As I say, the struggle for social justice and democracy is inextricably linked to the fight for freedom of expression and a world communication and information order that includes everyone. That is also why the World Summit on the Information Society in December in Geneva is a vital date on the trade union calendar—it gives us an important opportunity to put our demands for a new and just information system before the United Nations (4).

Electronic communications are expanding rapidly. What is the impact of these new media on the work of journalists?

You can see the impact every day on your television screens. There is a culture of breaking news and a 24-hour news agenda that is undermining the quality of journalism. Previously, journalists had time to reflect on the impact and quality of content of information before going to air, now news is an instant commodity. Standards are inevitably falling.

We also have the Internet with its varied range of sources of information—many of them trivial and unreliable. Journalists are under tremendous pressure in the competitive environment of modern media to cut corners and to come up with stories that will beat the competition. Again, quality suffers.

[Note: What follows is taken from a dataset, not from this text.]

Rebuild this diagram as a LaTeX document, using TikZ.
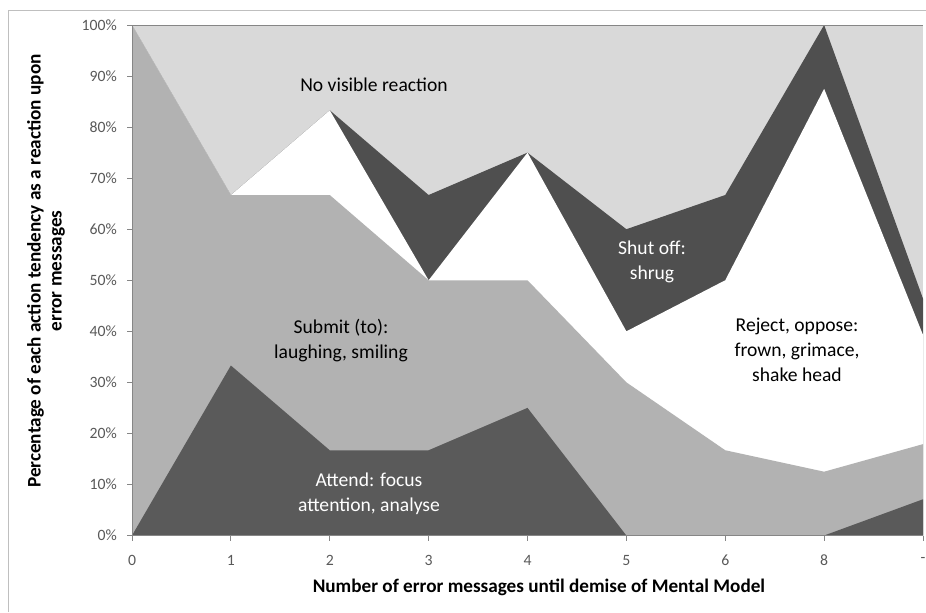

What is your opinion of the blocking of the Internet site of the Arabic media outlet Al Jazeera?

The Internet is an unregulated, unforgiving and unprofessional forum. There is plenty of intolerance as we see with attempts to hack into and take down the Al Jazeera site.

Many people think that the Internet is a liberating force and to an extent they are right. But every day we see that people rely mainly on traditional forms of media—radio and television—for their information and it is vital that these filters of information are reliable and professional.

All opinions—whether it is from Fox News, the BBC or Al Jazeera—have a right to be heard. When bullets start flying very often we see that the humanitarian values of pluralism and rights of free expression are victims. We have to challenge this intolerance at all times.